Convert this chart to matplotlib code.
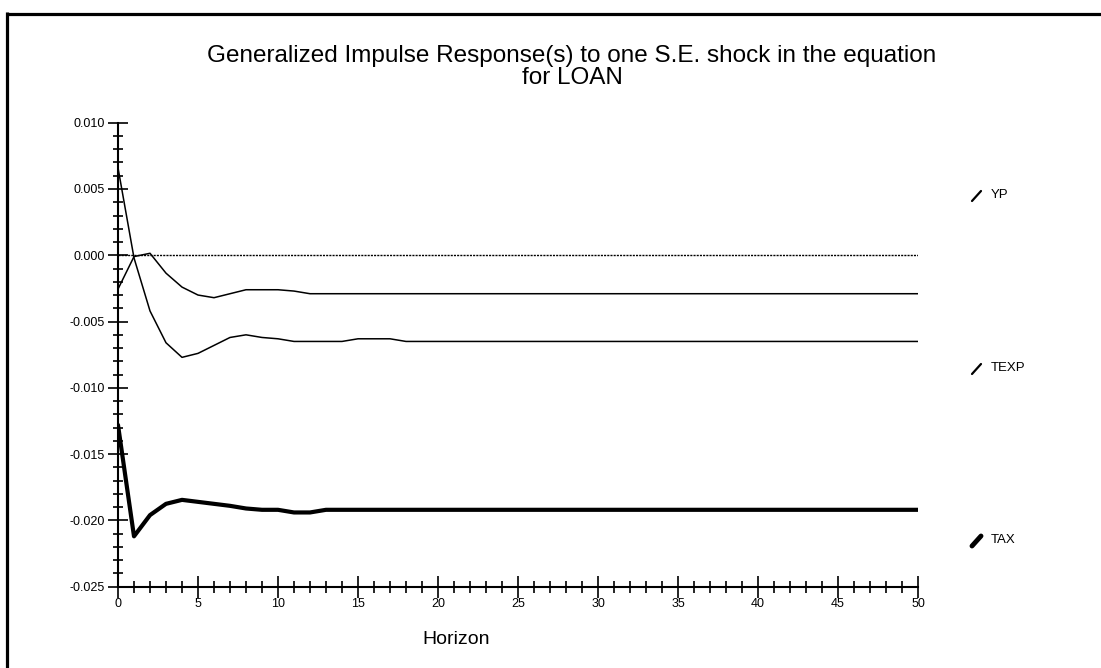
import matplotlib
matplotlib.use("Agg")
import matplotlib.pyplot as plt
from matplotlib.lines import Line2D
from matplotlib.ticker import MultipleLocator, FuncFormatter

plt.rcParams['font.family'] = ['Liberation Sans', 'DejaVu Sans']

title = "Generalized Impulse Response(s) to one S.E. shock in the equation\nfor LOAN"
xlabel = "Horizon"
series_names = ["YP", "TEXP", "TAX"]

horizon = list(range(51))
yp = [-0.00255, -0.0001, 0.00015, -0.00135, -0.0024, -0.0030, -0.0032, -0.0029,
      -0.0026, -0.0026, -0.0026, -0.0027, -0.0029, -0.0029, -0.0029, -0.0029,
      -0.0029, -0.0029, -0.0029, -0.0029, -0.0029, -0.0029, -0.0029, -0.0029,
      -0.0029, -0.0029, -0.0029, -0.0029, -0.0029, -0.0029, -0.0029, -0.0029,
      -0.0029, -0.0029, -0.0029, -0.0029, -0.0029, -0.0029, -0.0029, -0.0029,
      -0.0029, -0.0029, -0.0029, -0.0029, -0.0029, -0.0029, -0.0029, -0.0029,
      -0.0029, -0.0029, -0.0029]
texp = [0.0066, -0.0002, -0.0042, -0.0066, -0.0077, -0.0074, -0.0068, -0.0062,
        -0.0060, -0.0062, -0.0063, -0.0065, -0.0065, -0.0065, -0.0065, -0.0063,
        -0.0063, -0.0063, -0.0065, -0.0065, -0.0065, -0.0065, -0.0065, -0.0065,
        -0.0065, -0.0065, -0.0065, -0.0065, -0.0065, -0.0065, -0.0065, -0.0065,
        -0.0065, -0.0065, -0.0065, -0.0065, -0.0065, -0.0065, -0.0065, -0.0065,
        -0.0065, -0.0065, -0.0065, -0.0065, -0.0065, -0.0065, -0.0065, -0.0065,
        -0.0065, -0.0065, -0.0065]
tax = [-0.0128, -0.0212, -0.0196, -0.01875, -0.01845, -0.0186, -0.01875, -0.0189,
       -0.0191, -0.0192, -0.0192, -0.0194, -0.0194, -0.0192, -0.0192, -0.0192,
       -0.0192, -0.0192, -0.0192, -0.0192, -0.0192, -0.0192, -0.0192, -0.0192,
       -0.0192, -0.0192, -0.0192, -0.0192, -0.0192, -0.0192, -0.0192, -0.0192,
       -0.0192, -0.0192, -0.0192, -0.0192, -0.0192, -0.0192, -0.0192, -0.0192,
       -0.0192, -0.0192, -0.0192, -0.0192, -0.0192, -0.0192, -0.0192, -0.0192,
       -0.0192, -0.0192, -0.0192]
zero_line = [0.0] * 51

W, H = 1101, 668
fig = plt.figure(figsize=(W / 100, H / 100), dpi=100)
ax = fig.add_axes([118 / W, 1 - 586.7 / H, 800 / W, (586.7 - 122.7) / H])

ax.plot(horizon, zero_line, color='black', lw=1.0, ls=(0, (1.5, 0.8)))
ax.plot(horizon, yp, color='black', lw=1.1, solid_joinstyle='round')
ax.plot(horizon, texp, color='black', lw=1.1, solid_joinstyle='round')
ax.plot(horizon, tax, color='black', lw=3.0, solid_joinstyle='round', solid_capstyle='round')

ax.set_xlim(0, 50)
ax.set_ylim(-0.025, 0.010)
for s in ['top', 'right']:
    ax.spines[s].set_visible(False)
for s in ['left', 'bottom']:
    ax.spines[s].set_linewidth(1.5)

ax.xaxis.set_major_locator(MultipleLocator(5))
ax.xaxis.set_minor_locator(MultipleLocator(1))
ax.yaxis.set_major_locator(MultipleLocator(0.005))
ax.yaxis.set_minor_locator(MultipleLocator(0.001))
ax.yaxis.set_major_formatter(FuncFormatter(lambda v, p: "%.3f" % (round(v, 6) + 0.0)))

ax.tick_params(axis='y', which='major', direction='inout', length=15, width=1.2,
               labelsize=9, pad=2)
ax.tick_params(axis='y', which='minor', direction='inout', length=7, width=1.2)
ax.tick_params(axis='x', which='major', direction='inout', length=16, width=1.2,
               labelsize=9, pad=0)
ax.tick_params(axis='x', which='minor', direction='inout', length=8, width=1.2)

fig.text(572 / W, 1 - 67 / H, title, ha='center', va='center', fontsize=17.5,
         linespacing=1.0)
fig.text(456 / W, 1 - 640 / H, xlabel, ha='center', va='center', fontsize=14)

# legend
legend_y = [195, 368, 540]
legend_lw = [1.1, 1.1, 3.0]
for name, yy, lw in zip(series_names, legend_y, legend_lw):
    fig.add_artist(Line2D([972 / W, 981 / W], [1 - (yy + 6) / H, 1 - (yy - 4) / H],
                          color='black', lw=lw + 0.5, solid_capstyle='round'))
    fig.text(991 / W, 1 - yy / H, name, ha='left', va='center', fontsize=9.5)

# border (top and left)
fig.add_artist(Line2D([6 / W, 1.0], [1 - 13.5 / H, 1 - 13.5 / H], color='black', lw=2.3,
                      solid_capstyle='butt'))
fig.add_artist(Line2D([7.3 / W, 7.3 / W], [0, 1 - 12 / H], color='black', lw=2.3,
                      solid_capstyle='butt'))

fig.savefig('out.png', dpi=100)
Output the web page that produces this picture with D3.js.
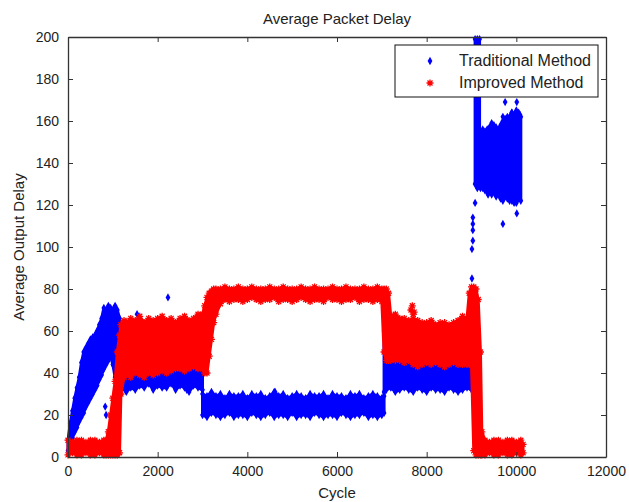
<!DOCTYPE html>
<html>
<head>
<meta charset="utf-8">
<script src="https://cdn.jsdelivr.net/npm/d3@7"></script>
<style>
  body { margin: 0; background: #fff; }
  svg { display: block; }
  text { font-family: 'Liberation Sans', Arial, sans-serif; fill: #222; }
</style>
</head>
<body>
<svg width="629" height="502"></svg>
<script>
// band envelopes (cycle, lowest and highest delay); null = gap
const tradCycle = [0, 50, 100, 150, 200, 250, 300, 350, 400, 450, 500, 550, 600, 650, 700, 750, 800, 850, 900, 950, 1000, 1050, 1100, 1150, 1200, 1300, 1400, 1500, 1600, 1700, 1800, 1900, 2000, 2100, 2200, 2300, 2400, 2500, 2600, 2700, 2800, 2900, 3000,
  3000, 3100, 3200, 3300, 3400, 3500, 3600, 3700, 3800, 3900, 4000, 4100, 4200, 4300, 4400, 4500, 4600, 4700, 4800, 4900, 5000, 5100, 5200, 5300, 5400, 5500, 5600, 5700, 5800, 5900, 6000, 6100, 6200, 6300, 6400, 6500, 6600, 6700, 6800, 6900, 7000, 7050,
  7050, 7100, 7200, 7300, 7400, 7500, 7600, 7700, 7800, 7900, 8000, 8100, 8200, 8300, 8400, 8500, 8600, 8700, 8800, 8900, 9000, null,
  9080, 9130, 9180, null,
  9200, 9250, 9300, 9350, 9400, 9450, 9500, 9550, 9600, 9650, 9700, 9750, 9800, 9850, 9900, 9950, 10000, 10050, 10100];
const tradLow = [3, 5, 9, 12, 14, 17, 19, 21, 24, 26, 28, 30, 32, 34, 37, 39, 42, 44, 46, 48, 44, 38, 34, 33, 33, 31, 33, 32, 34, 33, 35, 32, 34, 33, 33, 35, 32, 34, 33, 31, 34, 33, 32,
  20, 19, 21, 20, 19, 20, 21, 19, 20, 20, 19, 21, 20, 19, 20, 21, 19, 20, 20, 19, 21, 19, 20, 20, 19, 21, 20, 19, 20, 20, 19, 21, 20, 19, 20, 20, 21, 19, 20, 19, 20, 21,
  31, 32, 33, 31, 32, 33, 32, 31, 33, 32, 31, 33, 32, 32, 31, 33, 32, 31, 32, 33, 32, null,
  130, 128, 132, null,
  128, 128, 127, 126, 127, 125, 126, 124, 125, 123, 122, 124, 123, 122, 122, 121, 121, 123, 122];
const tradHigh = [8, 16, 22, 28, 33, 38, 45, 50, 52, 54, 56, 57, 58, 60, 63, 66, 71, 70, 72, 71, 70, 72, 70, 66, 46, 44, 45, 43, 45, 44, 46, 45, 44, 46, 45, 44, 46, 45, 44, 46, 45, 44, 43,
  30, 29, 31, 29, 30, 28, 30, 29, 29, 30, 28, 30, 29, 30, 28, 29, 31, 29, 30, 28, 29, 30, 29, 28, 30, 29, 29, 30, 28, 30, 29, 29, 28, 30, 29, 30, 28, 29, 30, 29, 28, 29,
  60, 54, 52, 50, 51, 50, 49, 51, 50, 49, 50, 51, 49, 50, 50, 49, 51, 50, 49, 50, 50, null,
  199, 199, 199, null,
  150, 156, 155, 156, 157, 159, 158, 157, 156, 158, 160, 161, 162, 162, 164, 163, 165, 164, 162];
const tradOutCycle = [830, 850, 1540, 2230, 2650, 4620, 9010, 9010, 9030, 9030, 9030, 9030, 9080, 9120, 9370, 9700, 9750, 9900, 10010, 10010, 10080, 9700];
const tradOutDelay = [24, 20, 68, 76, 32, 31, 85, 99, 103, 108, 111, 114, 121, 131, 125, 162, 169, 164, 169, 116, 163, 111];

const imprCycle = [0, 100, 200, 300, 400, 500, 600, 700, 800, 850, 900, 950, 1000, 1050, 1100, 1150, 1180, 1250, 1300, 1400, 1500, 1600, 1700, 1800, 1900, 2000, 2100, 2200, 2300, 2400, 2500, 2600, 2700, 2800, 2900, 3000,
  3050, 3100, 3150, 3200, 3250, 3300, 3400, 3500, 3600, 3700, 3800, 3900, 4000, 4100, 4200, 4300, 4400, 4500, 4600, 4700, 4800, 4900, 5000, 5100, 5200, 5300, 5400, 5500, 5600, 5700, 5800, 5900, 6000, 6100, 6200, 6300, 6400, 6500, 6600, 6700, 6800, 6900, 7000,
  7050, 7100, 7150, 7200, 7300, 7400, 7500, 7600, 7700, 7800, 7900, 8000, 8100, 8200, 8300, 8400, 8500, 8600, 8700, 8800, 8900, 8950, 9000, 9050, 9100, 9150, 9200, 9230,
  9300, 9400, 9500, 9600, 9700, 9800, 9900, 10000, 10100, 10150];
const imprLow = [1, 2, 1, 1, 2, 1, 1, 2, 1, 1, 1, 1, 1, 1, 1, 2, 30, 38, 39, 38, 40, 39, 38, 40, 39, 40, 41, 40, 41, 42, 42, 41, 42, 43, 42, 42,
  40, 40, 48, 56, 64, 68, 73, 75, 74, 75, 75, 74, 75, 76, 75, 74, 75, 75, 76, 74, 75, 75, 74, 75, 76, 75, 74, 75, 75, 74, 76, 75, 75, 74, 75, 75, 76, 74, 75, 75, 74, 75, 74,
  50, 46, 46, 46, 46, 46, 45, 46, 44, 43, 44, 45, 44, 45, 44, 43, 44, 45, 44, 44, 44, 44, 44, 3, 1, 1, 1, 1,
  1, 2, 1, 1, 2, 1, 1, 2, 1, 2];
const imprHigh = [8, 7, 8, 8, 7, 8, 8, 7, 8, 8, 12, 20, 28, 36, 50, 58, 63, 65, 64, 66, 65, 67, 64, 66, 65, 66, 67, 65, 66, 64, 66, 67, 65, 66, 68, 68,
  72, 76, 78, 79, 80, 80, 80, 81, 80, 80, 81, 80, 80, 81, 80, 80, 80, 81, 80, 80, 81, 80, 80, 80, 81, 80, 80, 81, 80, 80, 80, 81, 80, 80, 81, 80, 80, 80, 81, 80, 80, 81, 80,
  80, 80, 78, 67, 68, 66, 66, 65, 66, 65, 64, 64, 65, 63, 64, 64, 63, 64, 65, 67, 66, 78, 81, 81, 80, 75, 50, 12,
  8, 7, 8, 8, 7, 8, 8, 7, 8, 6];
const imprOutCycle = [7650, 7680, 7720, 7700];
const imprOutDelay = [70, 72, 69, 68];

const seriesNames = ['Traditional Method', 'Improved Method'];
const xTicks = [0, 2000, 4000, 6000, 8000, 10000, 12000];
const yTicks = [0, 20, 40, 60, 80, 100, 120, 140, 160, 180, 200];

const svg = d3.select('svg');
const margin = { left: 68, right: 606, top: 37, bottom: 457 };

const x = d3.scaleLinear().domain([0, 12000]).range([margin.left, margin.right]);
const y = d3.scaleLinear().domain([0, 200]).range([margin.bottom, margin.top]);

svg.append('rect').attr('width', 629).attr('height', 502).attr('fill', '#fff');

const rows = (cyc, lo, hi) => cyc.map((c, i) => ({ c, lo: lo[i], hi: hi[i] }));
const tradRows = rows(tradCycle, tradLow, tradHigh);
const imprRows = rows(imprCycle, imprLow, imprHigh);

const area = d3.area()
  .defined(d => d.c !== null)
  .x(d => x(d.c))
  .y0(d => y(d.lo))
  .y1(d => y(d.hi));

const diamond = d3.symbol().type(d3.symbolDiamond).size(20);
const star = 'M-3.5,0H3.5M0,-3.5V3.5M-2.5,-2.5L2.5,2.5M-2.5,2.5L2.5,-2.5';

const plot = svg.append('g');

const drawSeries = (data, outC, outD, color, marker) => {
  const g = plot.append('g');
  g.append('path')
    .datum(data)
    .attr('d', area)
    .attr('fill', color)
    .attr('stroke', color)
    .attr('stroke-width', 3)
    .attr('stroke-linejoin', 'round');
  const pts = [];
  data.filter(d => d.c !== null).forEach((d) => {
    pts.push([d.c, d.lo]);
    pts.push([d.c, d.hi]);
  });
  outC.forEach((c, i) => pts.push([c, outD[i]]));
  const m = g.selectAll('.m').data(pts).enter().append('path')
    .attr('class', 'm')
    .attr('transform', d => `translate(${x(d[0])},${y(d[1])})`);
  if (marker === 'diamond') {
    m.attr('d', diamond).attr('fill', color);
  } else {
    m.attr('d', star).attr('stroke', color).attr('stroke-width', 1.3).attr('fill', 'none');
  }
};

drawSeries(tradRows, tradOutCycle, tradOutDelay, '#0000ff', 'diamond');
drawSeries(imprRows, imprOutCycle, imprOutDelay, '#ff0000', 'star');

// axes box with inward ticks on all sides
const axisColor = '#333';
const styleAxis = (g) => {
  g.select('.domain').attr('stroke', axisColor).attr('stroke-width', 1.3);
  g.selectAll('.tick line').attr('stroke', axisColor);
  g.selectAll('.tick text').attr('font-size', 14).attr('fill', '#222')
    .attr('font-family', "'Liberation Sans', Arial, sans-serif");
};

svg.append('g')
  .attr('transform', `translate(0,${margin.bottom})`)
  .call(d3.axisBottom(x).tickValues(xTicks).tickFormat(d3.format('d'))
    .tickSizeInner(-5).tickSizeOuter(0).tickPadding(9))
  .call(styleAxis);
svg.append('g')
  .attr('transform', `translate(0,${margin.top})`)
  .call(d3.axisTop(x).tickValues(xTicks).tickSizeInner(-5).tickSizeOuter(0).tickFormat(''))
  .call(styleAxis);
svg.append('g')
  .attr('transform', `translate(${margin.left},0)`)
  .call(d3.axisLeft(y).tickValues(yTicks).tickFormat(d3.format('d'))
    .tickSizeInner(-5).tickSizeOuter(0).tickPadding(9))
  .call(styleAxis);
svg.append('g')
  .attr('transform', `translate(${margin.right},0)`)
  .call(d3.axisRight(y).tickValues(yTicks).tickSizeInner(-5).tickSizeOuter(0).tickFormat(''))
  .call(styleAxis);

// titles
svg.append('text')
  .attr('x', (margin.left + margin.right) / 2)
  .attr('y', 24)
  .attr('text-anchor', 'middle')
  .attr('font-size', 15)
  .text('Average Packet Delay');
svg.append('text')
  .attr('x', (margin.left + margin.right) / 2)
  .attr('y', 498)
  .attr('text-anchor', 'middle')
  .attr('font-size', 15)
  .text('Cycle');
svg.append('text')
  .attr('transform', `translate(24,${(margin.top + margin.bottom) / 2}) rotate(-90)`)
  .attr('text-anchor', 'middle')
  .attr('font-size', 15)
  .text('Average Output Delay');

// legend
const legend = svg.append('g');
legend.append('rect')
  .attr('x', 395).attr('y', 45).attr('width', 203).attr('height', 52)
  .attr('fill', '#fff').attr('stroke', '#111').attr('stroke-width', 1);
legend.append('path')
  .attr('transform', 'translate(430,61)')
  .attr('d', diamond)
  .attr('fill', '#0000ff');
legend.append('path')
  .attr('transform', 'translate(430,83)')
  .attr('d', star)
  .attr('stroke', '#ff0000').attr('stroke-width', 1.3).attr('fill', 'none');
legend.selectAll('.lt').data(seriesNames).enter().append('text')
  .attr('class', 'lt')
  .attr('x', 459)
  .attr('y', (d, i) => 66 + i * 22)
  .attr('font-size', 16)
  .text(d => d);
</script>
</body>
</html>
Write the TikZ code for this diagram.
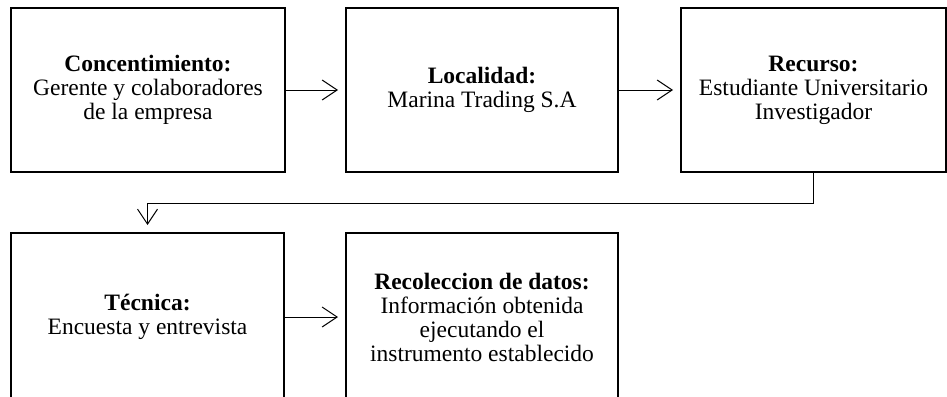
\documentclass[tikz,border=0pt]{standalone}
\usepackage{fontspec}
\setmainfont{Liberation Serif}
\usetikzlibrary{arrows.meta}
\begin{document}
\begin{tikzpicture}[x=1pt,y=1pt,
  box/.style={draw=black, line width=2pt, minimum height=164pt, align=center,
    inner sep=2pt, font=\fontsize{23.5}{24}\selectfont},
  arr/.style={line width=1pt, -{Straight Barb[length=15pt,width=20pt,line width=1pt]}, shorten >=7pt}]
\clip (0,0) rectangle (947,-396);
\node[box, minimum width=274pt] (b1) at (148,-90) {\textbf{Concentimiento:}\\Gerente y colaboradores\\de la empresa};
\node[box, minimum width=272pt] (b2) at (482,-90) {\textbf{Localidad:}\\Marina Trading S.A};
\node[box, minimum width=265pt] (b3) at (813.5,-90) {\textbf{Recurso:}\\Estudiante Universitario\\Investigador};
\node[box, minimum width=273pt, minimum height=168pt] (b4) at (147.5,-317) {\textbf{Técnica:}\\Encuesta y entrevista};
\node[box, minimum width=272pt, minimum height=168pt] (b5) at (482,-317) {\textbf{Recoleccion de datos:}\\Información obtenida\\ejecutando el\\instrumento establecido};
\draw[arr] (b1.east) -- (b2.west);
\draw[arr] (b2.east) -- (b3.west);
\draw[arr] (b4.east) -- (b5.west);
\coordinate (bend) at ([yshift=-30pt]b3.south);
\draw[arr] (b3.south) -- (bend) -| (b4.north);
\end{tikzpicture}
\end{document}
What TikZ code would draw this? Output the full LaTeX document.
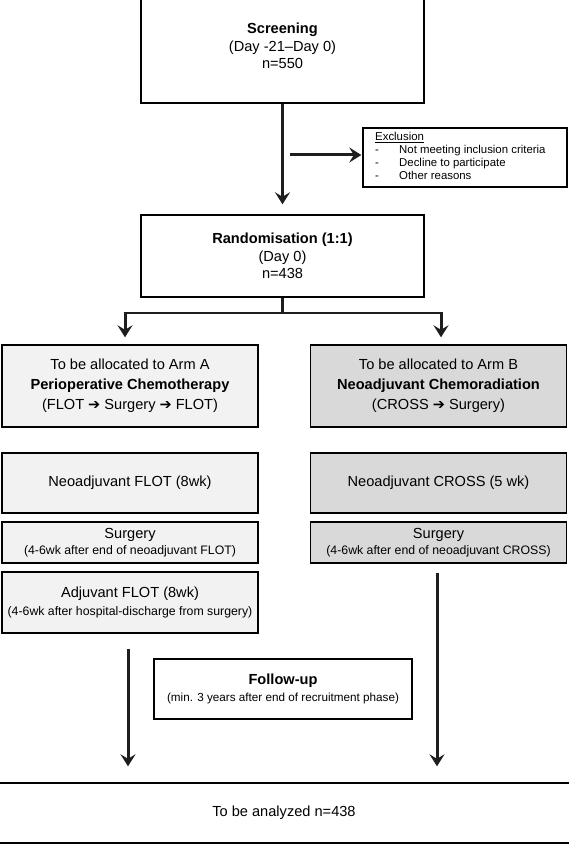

Work instructions: Return all lines containing the word "matplotlib".

Result for this exercise:
Convert this chart to matplotlib code.
import matplotlib
matplotlib.use("Agg")
import matplotlib.pyplot as plt
from matplotlib.lines import Line2D
from matplotlib.ticker import MultipleLocator, FuncFormatter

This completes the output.